Sviatlana Sakhanenka

Personal information
- Nationality: Belarus
- Born: 26 October 1989 (age 36) Navapolatsk, Belarus
- Height: 1.63 m (5 ft 4 in)
- Weight: 50 kg (110 lb)

Sport
- Sport: Para Nordic skiing (Para cross-country skiing and Para biathlon)
- Disability class: B2

Medal record
Representing Belarus
Winter Paralympics
Women's Para cross-country skiing
| Gold medal – first place | 2018 Pyeongchang | 15km free visually impaired |
| Gold medal – first place | 2018 Pyeongchang | 1.5km sprint classical visually impaired |
Women's Para biathlon
| Bronze medal – third place | 2018 Pyeongchang | 6km visually impaired |

= Sviatlana Sakhanenka =

Belarusian Para cross-country skier and biathlete (born 1989)

Sviatlana Sakhanenka (born 26 October 1989) is a Belarusian visually impaired Para cross-country skier and biathlete. She made her Paralympic debut during the 2018 Winter Paralympics and she competed in the biathlon and cross-country skiing events.

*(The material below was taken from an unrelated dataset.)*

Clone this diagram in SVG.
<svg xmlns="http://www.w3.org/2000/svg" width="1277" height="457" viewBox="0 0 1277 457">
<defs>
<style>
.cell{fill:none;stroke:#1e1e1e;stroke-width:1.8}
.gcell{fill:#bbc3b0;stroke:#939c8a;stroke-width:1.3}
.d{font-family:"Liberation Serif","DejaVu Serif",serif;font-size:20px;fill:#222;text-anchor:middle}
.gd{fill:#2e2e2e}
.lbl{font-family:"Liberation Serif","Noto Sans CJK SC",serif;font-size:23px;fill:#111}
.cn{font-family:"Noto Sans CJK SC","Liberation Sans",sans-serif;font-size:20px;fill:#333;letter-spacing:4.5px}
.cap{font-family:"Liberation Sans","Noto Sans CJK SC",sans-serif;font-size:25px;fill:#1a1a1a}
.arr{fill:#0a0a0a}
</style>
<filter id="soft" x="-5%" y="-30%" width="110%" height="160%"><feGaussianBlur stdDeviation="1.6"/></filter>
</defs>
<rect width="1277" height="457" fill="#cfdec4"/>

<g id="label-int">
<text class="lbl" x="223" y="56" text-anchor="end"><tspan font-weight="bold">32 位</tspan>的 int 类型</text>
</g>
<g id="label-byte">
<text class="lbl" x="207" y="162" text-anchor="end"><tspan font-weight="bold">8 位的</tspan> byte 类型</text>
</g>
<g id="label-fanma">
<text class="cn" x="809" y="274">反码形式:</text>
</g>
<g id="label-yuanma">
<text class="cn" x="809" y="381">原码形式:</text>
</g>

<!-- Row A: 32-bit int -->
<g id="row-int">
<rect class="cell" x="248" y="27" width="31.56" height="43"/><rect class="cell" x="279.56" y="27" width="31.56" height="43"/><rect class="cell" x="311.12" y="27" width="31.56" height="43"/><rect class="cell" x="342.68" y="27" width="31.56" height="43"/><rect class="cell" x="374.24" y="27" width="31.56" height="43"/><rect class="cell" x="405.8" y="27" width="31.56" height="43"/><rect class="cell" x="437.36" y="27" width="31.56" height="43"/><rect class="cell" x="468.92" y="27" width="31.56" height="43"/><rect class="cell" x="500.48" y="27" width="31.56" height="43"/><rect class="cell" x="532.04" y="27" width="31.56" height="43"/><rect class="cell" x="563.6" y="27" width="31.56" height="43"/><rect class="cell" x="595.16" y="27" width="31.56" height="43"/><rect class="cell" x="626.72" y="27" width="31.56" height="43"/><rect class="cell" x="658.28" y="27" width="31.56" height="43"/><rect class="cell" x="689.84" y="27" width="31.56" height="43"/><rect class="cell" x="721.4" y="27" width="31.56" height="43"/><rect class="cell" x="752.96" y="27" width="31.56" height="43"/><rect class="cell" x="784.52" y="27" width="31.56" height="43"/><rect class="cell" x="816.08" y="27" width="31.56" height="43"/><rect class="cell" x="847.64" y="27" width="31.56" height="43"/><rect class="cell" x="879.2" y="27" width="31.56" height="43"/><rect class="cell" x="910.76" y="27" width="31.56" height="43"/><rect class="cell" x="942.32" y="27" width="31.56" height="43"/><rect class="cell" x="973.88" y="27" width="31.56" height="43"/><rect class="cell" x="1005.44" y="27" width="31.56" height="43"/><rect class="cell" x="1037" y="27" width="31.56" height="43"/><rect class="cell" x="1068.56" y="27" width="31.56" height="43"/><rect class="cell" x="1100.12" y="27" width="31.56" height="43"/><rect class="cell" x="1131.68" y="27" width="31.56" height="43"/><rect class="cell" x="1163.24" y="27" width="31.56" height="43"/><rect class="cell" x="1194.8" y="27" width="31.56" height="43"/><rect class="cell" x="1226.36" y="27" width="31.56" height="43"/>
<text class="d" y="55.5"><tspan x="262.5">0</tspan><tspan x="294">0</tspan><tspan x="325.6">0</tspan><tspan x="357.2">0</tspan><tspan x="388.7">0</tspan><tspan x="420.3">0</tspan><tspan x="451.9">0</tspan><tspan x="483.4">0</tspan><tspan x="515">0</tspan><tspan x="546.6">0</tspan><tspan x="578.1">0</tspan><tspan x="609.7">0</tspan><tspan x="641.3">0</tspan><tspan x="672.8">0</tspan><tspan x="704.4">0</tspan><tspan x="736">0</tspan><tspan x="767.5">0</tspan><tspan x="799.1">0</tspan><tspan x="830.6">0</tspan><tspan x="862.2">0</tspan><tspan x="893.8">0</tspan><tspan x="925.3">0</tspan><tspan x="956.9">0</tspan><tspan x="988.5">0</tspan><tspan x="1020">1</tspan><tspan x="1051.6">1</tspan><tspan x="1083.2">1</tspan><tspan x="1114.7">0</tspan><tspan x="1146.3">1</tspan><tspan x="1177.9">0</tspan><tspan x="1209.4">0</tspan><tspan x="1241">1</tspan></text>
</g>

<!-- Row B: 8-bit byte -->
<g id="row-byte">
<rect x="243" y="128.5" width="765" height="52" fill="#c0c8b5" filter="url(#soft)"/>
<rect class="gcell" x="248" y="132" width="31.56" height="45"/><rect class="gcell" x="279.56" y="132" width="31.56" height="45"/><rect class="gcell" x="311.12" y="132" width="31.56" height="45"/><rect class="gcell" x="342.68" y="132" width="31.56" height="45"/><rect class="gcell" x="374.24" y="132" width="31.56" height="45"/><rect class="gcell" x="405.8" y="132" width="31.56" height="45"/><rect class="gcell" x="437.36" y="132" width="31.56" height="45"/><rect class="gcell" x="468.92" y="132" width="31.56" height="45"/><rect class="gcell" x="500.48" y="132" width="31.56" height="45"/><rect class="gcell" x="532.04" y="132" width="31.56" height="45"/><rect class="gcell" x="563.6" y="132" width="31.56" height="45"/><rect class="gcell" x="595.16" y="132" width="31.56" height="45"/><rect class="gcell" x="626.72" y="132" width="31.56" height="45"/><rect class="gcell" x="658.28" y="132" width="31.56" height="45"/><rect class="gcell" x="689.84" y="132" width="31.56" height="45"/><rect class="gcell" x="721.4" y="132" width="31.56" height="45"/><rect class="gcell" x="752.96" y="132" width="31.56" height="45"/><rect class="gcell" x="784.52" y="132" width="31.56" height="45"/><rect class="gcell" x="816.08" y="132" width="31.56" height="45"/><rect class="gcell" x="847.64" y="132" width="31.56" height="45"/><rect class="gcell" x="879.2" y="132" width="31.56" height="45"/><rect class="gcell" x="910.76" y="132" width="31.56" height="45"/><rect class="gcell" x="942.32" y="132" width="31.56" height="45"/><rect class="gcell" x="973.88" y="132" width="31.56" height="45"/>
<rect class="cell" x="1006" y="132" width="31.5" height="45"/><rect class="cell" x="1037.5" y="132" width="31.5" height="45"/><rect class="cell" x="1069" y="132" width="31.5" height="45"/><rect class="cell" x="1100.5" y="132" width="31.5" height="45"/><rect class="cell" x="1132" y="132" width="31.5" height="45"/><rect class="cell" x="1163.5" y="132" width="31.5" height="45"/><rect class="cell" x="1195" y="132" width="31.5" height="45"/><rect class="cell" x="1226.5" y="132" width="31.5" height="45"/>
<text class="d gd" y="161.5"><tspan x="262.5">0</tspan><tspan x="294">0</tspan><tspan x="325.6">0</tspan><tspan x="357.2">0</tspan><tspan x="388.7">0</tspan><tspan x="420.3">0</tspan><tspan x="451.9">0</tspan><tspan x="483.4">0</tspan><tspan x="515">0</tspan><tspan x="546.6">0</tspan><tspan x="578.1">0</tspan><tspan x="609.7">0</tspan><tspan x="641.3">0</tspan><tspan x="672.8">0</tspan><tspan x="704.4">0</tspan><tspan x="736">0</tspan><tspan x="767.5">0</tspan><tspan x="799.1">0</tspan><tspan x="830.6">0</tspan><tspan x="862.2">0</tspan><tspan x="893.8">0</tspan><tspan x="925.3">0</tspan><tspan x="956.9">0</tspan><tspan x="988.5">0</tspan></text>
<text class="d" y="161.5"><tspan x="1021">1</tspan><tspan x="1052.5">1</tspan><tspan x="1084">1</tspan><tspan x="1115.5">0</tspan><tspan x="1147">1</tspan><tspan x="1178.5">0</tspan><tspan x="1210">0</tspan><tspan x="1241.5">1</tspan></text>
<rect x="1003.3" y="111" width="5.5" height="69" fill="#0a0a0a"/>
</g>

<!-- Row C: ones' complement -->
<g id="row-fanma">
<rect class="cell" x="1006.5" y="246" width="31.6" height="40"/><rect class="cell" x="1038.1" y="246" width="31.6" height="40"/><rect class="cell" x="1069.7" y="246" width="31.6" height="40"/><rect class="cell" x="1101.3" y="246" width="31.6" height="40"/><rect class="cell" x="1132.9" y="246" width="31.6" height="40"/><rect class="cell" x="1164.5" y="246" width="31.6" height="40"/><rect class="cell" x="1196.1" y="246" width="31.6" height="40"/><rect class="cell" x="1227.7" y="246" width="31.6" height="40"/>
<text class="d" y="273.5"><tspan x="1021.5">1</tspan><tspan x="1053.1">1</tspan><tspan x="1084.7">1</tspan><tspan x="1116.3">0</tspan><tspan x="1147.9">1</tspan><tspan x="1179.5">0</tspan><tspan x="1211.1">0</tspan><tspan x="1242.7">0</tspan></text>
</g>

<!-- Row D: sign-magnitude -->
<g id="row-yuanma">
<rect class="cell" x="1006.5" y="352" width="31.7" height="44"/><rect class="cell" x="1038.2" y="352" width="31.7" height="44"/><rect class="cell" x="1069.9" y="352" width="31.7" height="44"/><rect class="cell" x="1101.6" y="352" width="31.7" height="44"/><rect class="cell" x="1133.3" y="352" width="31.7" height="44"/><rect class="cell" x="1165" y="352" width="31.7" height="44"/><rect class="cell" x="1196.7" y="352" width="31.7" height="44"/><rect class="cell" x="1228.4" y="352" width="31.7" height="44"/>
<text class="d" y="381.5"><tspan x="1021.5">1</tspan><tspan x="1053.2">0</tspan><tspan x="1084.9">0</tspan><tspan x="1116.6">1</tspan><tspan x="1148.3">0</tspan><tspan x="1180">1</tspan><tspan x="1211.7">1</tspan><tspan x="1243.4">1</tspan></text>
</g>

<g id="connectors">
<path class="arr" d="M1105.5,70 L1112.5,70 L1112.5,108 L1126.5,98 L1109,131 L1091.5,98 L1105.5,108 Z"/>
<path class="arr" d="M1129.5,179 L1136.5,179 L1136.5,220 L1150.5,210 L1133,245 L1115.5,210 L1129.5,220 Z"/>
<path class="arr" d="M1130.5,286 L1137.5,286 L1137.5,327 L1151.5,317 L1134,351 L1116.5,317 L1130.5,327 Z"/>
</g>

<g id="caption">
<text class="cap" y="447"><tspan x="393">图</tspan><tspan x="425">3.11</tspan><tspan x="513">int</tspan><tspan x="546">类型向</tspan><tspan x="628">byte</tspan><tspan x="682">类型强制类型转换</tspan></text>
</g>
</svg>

Sviatlana Sakhanenka clinched her maiden gold medal in her Paralympic career after clinching the medal in the 15km free visually impaired cross-country event during the 2018 Winter Paralympics. and followed it up with another gold medal in the Cross-country skiing by claiming a gold medal in the women's 1.5km sprint classical cross-country skiing event. She also claimed a bronze medal in the women's 6km visually impaired biathlon event at the 2018 Winter Paralympics.

She won the gold medal in the women's 10 km visually impaired cross-country skiing event at the 2021 World Para Snow Sports Championships held in Lillehammer, Norway. She also won the gold medal in the women's long-distance visually impaired cross-country skiing event.